Task brief
Write out exactly, please, every line from the beginning of the entries to the line holding "- pie chart", and no pictures.

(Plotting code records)

(begin)

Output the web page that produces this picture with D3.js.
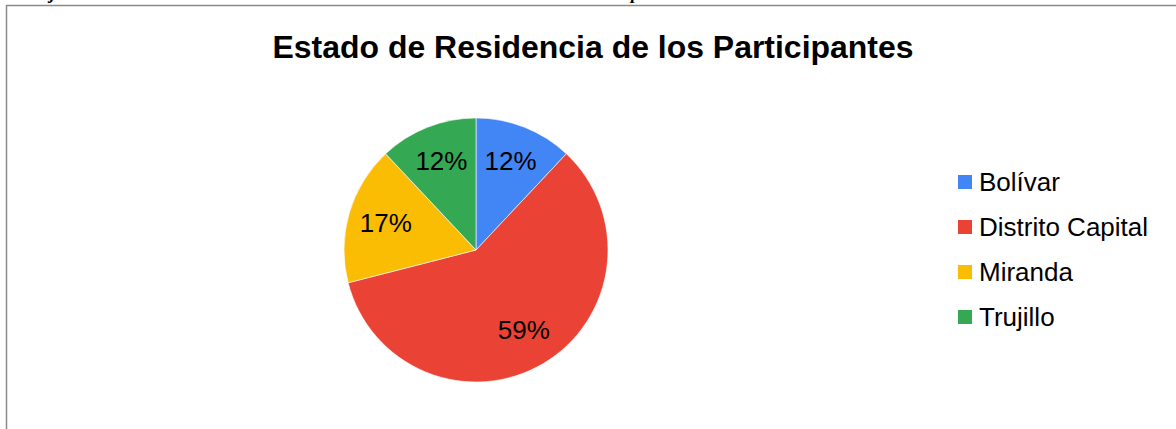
<!DOCTYPE html>
<html>
<head>
<meta charset="utf-8">
<script src="https://cdn.jsdelivr.net/npm/d3@7"></script>
<style>
  html, body { margin: 0; padding: 0; background: #fff; }
  svg { display: block; }
</style>
</head>
<body>
<div id="chart"></div>
<script>
// Estado de residencia - pie chart

const categories = ['Bolívar', 'Distrito Capital', 'Miranda', 'Trujillo'];
const percents = [12, 59, 17, 12];
const colors = ['#4285F4', '#EA4335', '#FBBC04', '#34A853'];
const titleText = 'Estado de Residencia de los Participantes';

const width = 1176;
const height = 429;

const svg = d3.select('#chart')
    .append('svg')
    .attr('width', width)
    .attr('height', height);

// cut-off caption line above the frame (only descenders show)
const cap = svg.append('text')
    .attr('y', -1)
    .attr('font-family', '"Liberation Serif", "Times New Roman", serif')
    .attr('font-style', 'italic')
    .attr('font-weight', 'bold')
    .attr('font-size', '18px')
    .attr('fill', '#000');
cap.append('tspan').attr('x', 50).text('j');
cap.append('tspan').attr('x', 631).text('p');

// frame
svg.append('path')
    .attr('d', `M6.5,${height} V5.5 H${width}`)
    .attr('fill', 'none')
    .attr('stroke', '#8a8a8a')
    .attr('stroke-width', 1.5);

// title
svg.append('text')
    .attr('x', 593)
    .attr('y', 58)
    .attr('text-anchor', 'middle')
    .attr('font-family', 'Arial, "Liberation Sans", sans-serif')
    .attr('font-weight', 'bold')
    .attr('font-size', '31px')
    .attr('textLength', 641)
    .attr('lengthAdjust', 'spacingAndGlyphs')
    .attr('fill', '#000')
    .text(titleText);

// pie
const cx = 476, cy = 250, radius = 132;
const data = categories.map((c, i) => ({ name: c, value: percents[i], color: colors[i] }));

const pie = d3.pie()
    .value(d => d.value)
    .sort(null);

const arc = d3.arc()
    .innerRadius(0)
    .outerRadius(radius);

const labelArc = d3.arc()
    .innerRadius(94)
    .outerRadius(94);

const g = svg.append('g')
    .attr('transform', `translate(${cx},${cy})`);

const arcs = pie(data);

g.selectAll('path.slice')
    .data(arcs)
    .join('path')
    .attr('class', 'slice')
    .attr('d', arc)
    .attr('fill', d => d.data.color)
    .attr('stroke', '#fff')
    .attr('stroke-width', 0.6);

g.selectAll('text.pct')
    .data(arcs)
    .join('text')
    .attr('class', 'pct')
    .attr('transform', d => `translate(${labelArc.centroid(d)})`)
    .attr('text-anchor', 'middle')
    .attr('dy', '0.3em')
    .attr('font-family', 'Arial, "Liberation Sans", sans-serif')
    .attr('font-size', '26px')
    .attr('fill', '#000')
    .text(d => d.data.value + '%');

// legend
const legendY = d3.scalePoint()
    .domain(categories)
    .range([182, 317]);

const legend = svg.append('g');
const items = legend.selectAll('g')
    .data(data)
    .join('g')
    .attr('transform', d => `translate(958,${legendY(d.name)})`);

items.append('rect')
    .attr('x', 0)
    .attr('y', -7)
    .attr('width', 14)
    .attr('height', 14)
    .attr('fill', d => d.color);

items.append('text')
    .attr('x', 21)
    .attr('y', 9)
    .attr('font-family', 'Arial, "Liberation Sans", sans-serif')
    .attr('font-size', '26px')
    .attr('fill', '#000')
    .text(d => d.name);
</script>
</body>
</html>
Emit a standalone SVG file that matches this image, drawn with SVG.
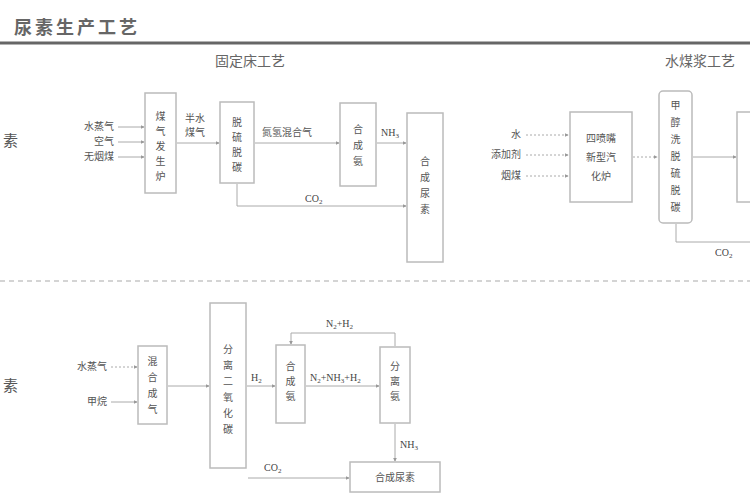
<svg xmlns="http://www.w3.org/2000/svg" width="750" height="500" viewBox="0 0 750 500">
<defs>
<style>
text{font-family:"Noto Sans CJK SC","Liberation Serif",serif;fill:#555}
.t{font-size:10px}
.v{font-size:10px;text-anchor:middle}
.box{fill:#fff;stroke:#bbb;stroke-width:1.5}
.ln{fill:none;stroke:#aaa;stroke-width:1}
.dt{fill:none;stroke:#aaa;stroke-width:1;stroke-dasharray:2 2}
.en{font-family:"Liberation Serif",serif;font-size:10px;fill:#444}
</style>
<marker id="a" viewBox="0 0 6 6" refX="5" refY="3" markerWidth="4" markerHeight="4" orient="auto"><path d="M0,0L6,3L0,6z" fill="#999"/></marker>
</defs>
<rect width="750" height="500" fill="#fff"/>
<text x="14" y="34" style="font-size:18px;font-weight:bold;fill:#666;letter-spacing:3px">尿素生产工艺</text>
<line x1="0" y1="43" x2="750" y2="43" stroke="#666" stroke-width="3"/>
<text x="250" y="66" style="font-size:14px;text-anchor:middle;fill:#666">固定床工艺</text>
<text x="665" y="66" style="font-size:14px;fill:#666">水煤浆工艺</text>
<text x="3" y="146" style="font-size:15px;fill:#555">素</text>
<text x="3" y="391" style="font-size:15px;fill:#555">素</text>
<line x1="0" y1="281" x2="750" y2="281" stroke="#aaa" stroke-width="1.2" stroke-dasharray="5 4"/>

<g id="connectors">
<line class="ln" x1="118" y1="127" x2="144" y2="127" marker-end="url(#a)"/>
<line class="ln" x1="118" y1="142" x2="144" y2="142" marker-end="url(#a)"/>
<line class="ln" x1="118" y1="157" x2="144" y2="157" marker-end="url(#a)"/>
<line class="ln" x1="177" y1="143" x2="219" y2="143" marker-end="url(#a)"/>
<line class="ln" x1="255" y1="143" x2="339" y2="143" marker-end="url(#a)"/>
<line class="ln" x1="377" y1="143" x2="406" y2="143" marker-end="url(#a)"/>
<polyline class="ln" points="237,184 237,206 406,206" marker-end="url(#a)"/>
<line class="dt" x1="526" y1="135" x2="568" y2="135" marker-end="url(#a)"/>
<line class="dt" x1="526" y1="155" x2="568" y2="155" marker-end="url(#a)"/>
<line class="dt" x1="526" y1="176" x2="568" y2="176" marker-end="url(#a)"/>
<line class="dt" x1="633" y1="157" x2="657" y2="157" marker-end="url(#a)"/>
<line class="ln" x1="693" y1="157" x2="736" y2="157" marker-end="url(#a)"/>
<polyline class="ln" points="676,224 676,242 750,242"/>
<line class="dt" x1="111" y1="367" x2="137" y2="367" marker-end="url(#a)"/>
<line class="ln" x1="111" y1="402" x2="137" y2="402" marker-end="url(#a)"/>
<line class="ln" x1="168" y1="386" x2="209" y2="386" marker-end="url(#a)"/>
<line class="ln" x1="247" y1="386" x2="275" y2="386" marker-end="url(#a)"/>
<line class="ln" x1="306" y1="386" x2="379" y2="386" marker-end="url(#a)"/>
<polyline class="ln" points="395,346 395,333 291,333 291,344" marker-end="url(#a)"/>
<line class="ln" x1="395" y1="424" x2="395" y2="461" marker-end="url(#a)"/>
<line class="ln" x1="248" y1="478" x2="349" y2="478" marker-end="url(#a)"/>
</g>

<g id="labels">
<text class="t" x="114" y="130" text-anchor="end">水蒸气</text>
<text class="t" x="114" y="145" text-anchor="end">空气</text>
<text class="t" x="114" y="160" text-anchor="end">无烟煤</text>
<text class="t" x="185" y="122">半水</text>
<text class="t" x="185" y="136">煤气</text>
<text class="t" x="262" y="136">氮氢混合气</text>
<text class="en" x="381" y="136">NH<tspan font-size="7" dy="2">3</tspan></text>
<text class="en" x="305" y="202">CO<tspan font-size="7" dy="2">2</tspan></text>
<text class="t" x="521" y="138" text-anchor="end">水</text>
<text class="t" x="521" y="158" text-anchor="end">添加剂</text>
<text class="t" x="521" y="179" text-anchor="end">烟煤</text>
<text class="en" x="715" y="256">CO<tspan font-size="7" dy="2">2</tspan></text>
<text class="t" x="107" y="370" text-anchor="end">水蒸气</text>
<text class="t" x="107" y="405" text-anchor="end">甲烷</text>
<text class="en" x="251" y="381">H<tspan font-size="7" dy="2">2</tspan></text>
<text class="en" x="310" y="381">N<tspan font-size="7" dy="2">2</tspan><tspan dy="-2">+NH</tspan><tspan font-size="7" dy="2">3</tspan><tspan dy="-2">+H</tspan><tspan font-size="7" dy="2">2</tspan></text>
<text class="en" x="326" y="327">N<tspan font-size="7" dy="2">2</tspan><tspan dy="-2">+H</tspan><tspan font-size="7" dy="2">2</tspan></text>
<text class="en" x="400" y="448">NH<tspan font-size="7" dy="2">3</tspan></text>
<text class="en" x="264" y="471">CO<tspan font-size="7" dy="2">2</tspan></text>
</g>

<g id="n-gasifier">
<rect class="box" x="145" y="93" width="31" height="100"/>
<text class="v" x="160.5" y="120"><tspan x="160.5">煤</tspan><tspan x="160.5" dy="15">气</tspan><tspan x="160.5" dy="15">发</tspan><tspan x="160.5" dy="15">生</tspan><tspan x="160.5" dy="15">炉</tspan></text>
</g>
<g id="n-desulf1">
<rect class="box" x="220" y="102" width="34" height="81"/>
<text class="v" x="237" y="126"><tspan x="237">脱</tspan><tspan x="237" dy="15">硫</tspan><tspan x="237" dy="15">脱</tspan><tspan x="237" dy="15">碳</tspan></text>
</g>
<g id="n-ammonia1">
<rect class="box" x="340" y="103" width="36" height="83"/>
<text class="v" x="358" y="133"><tspan x="358">合</tspan><tspan x="358" dy="16">成</tspan><tspan x="358" dy="16">氨</tspan></text>
</g>
<g id="n-urea1">
<rect class="box" x="407" y="113" width="36" height="149"/>
<text class="v" x="425" y="165"><tspan x="425">合</tspan><tspan x="425" dy="16">成</tspan><tspan x="425" dy="16">尿</tspan><tspan x="425" dy="16">素</tspan></text>
</g>
<g id="n-gasifier2">
<rect class="box" x="570" y="112" width="62" height="90"/>
<text class="v" x="601" y="142">四喷嘴</text>
<text class="v" x="601" y="161">新型汽</text>
<text class="v" x="601" y="180">化炉</text>
</g>
<g id="n-rectisol">
<rect class="box" x="659" y="91" width="33" height="132" rx="4"/>
<text class="v" x="675.5" y="109"><tspan x="675.5">甲</tspan><tspan x="675.5" dy="17">醇</tspan><tspan x="675.5" dy="17">洗</tspan><tspan x="675.5" dy="17">脱</tspan><tspan x="675.5" dy="17">硫</tspan><tspan x="675.5" dy="17">脱</tspan><tspan x="675.5" dy="17">碳</tspan></text>
</g>
<g id="n-next">
<rect class="box" x="737" y="112" width="30" height="90"/>
</g>
<g id="n-mix">
<rect class="box" x="138" y="346" width="29" height="78"/>
<text class="v" x="152.5" y="365"><tspan x="152.5">混</tspan><tspan x="152.5" dy="16">合</tspan><tspan x="152.5" dy="16">成</tspan><tspan x="152.5" dy="16">气</tspan></text>
</g>
<g id="n-co2sep">
<rect class="box" x="210" y="303" width="36" height="165"/>
<text class="v" x="228" y="353"><tspan x="228">分</tspan><tspan x="228" dy="16">离</tspan><tspan x="228" dy="16">二</tspan><tspan x="228" dy="16">氧</tspan><tspan x="228" dy="16">化</tspan><tspan x="228" dy="16">碳</tspan></text>
</g>
<g id="n-ammonia2">
<rect class="box" x="276" y="345" width="29" height="78"/>
<text class="v" x="290.5" y="370"><tspan x="290.5">合</tspan><tspan x="290.5" dy="15">成</tspan><tspan x="290.5" dy="15">氨</tspan></text>
</g>
<g id="n-nh3sep">
<rect class="box" x="380" y="347" width="30" height="76"/>
<text class="v" x="395" y="370"><tspan x="395">分</tspan><tspan x="395" dy="15">离</tspan><tspan x="395" dy="15">氨</tspan></text>
</g>
<g id="n-urea2">
<rect class="box" x="350" y="462" width="90" height="30"/>
<text class="v" x="395" y="481">合成尿素</text>
</g>
</svg>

(end)

Finished answer
Output the web page that produces this picture with D3.js.
<!DOCTYPE html>
<html>
<head>
<meta charset="utf-8">
<script src="https://cdn.jsdelivr.net/npm/d3@7"></script>
<style>
  html, body { margin: 0; padding: 0; background: #fff; }
  svg { display: block; }
</style>
</head>
<body>
<div id="chart"></div>
<script>
// Estado de residencia - pie chart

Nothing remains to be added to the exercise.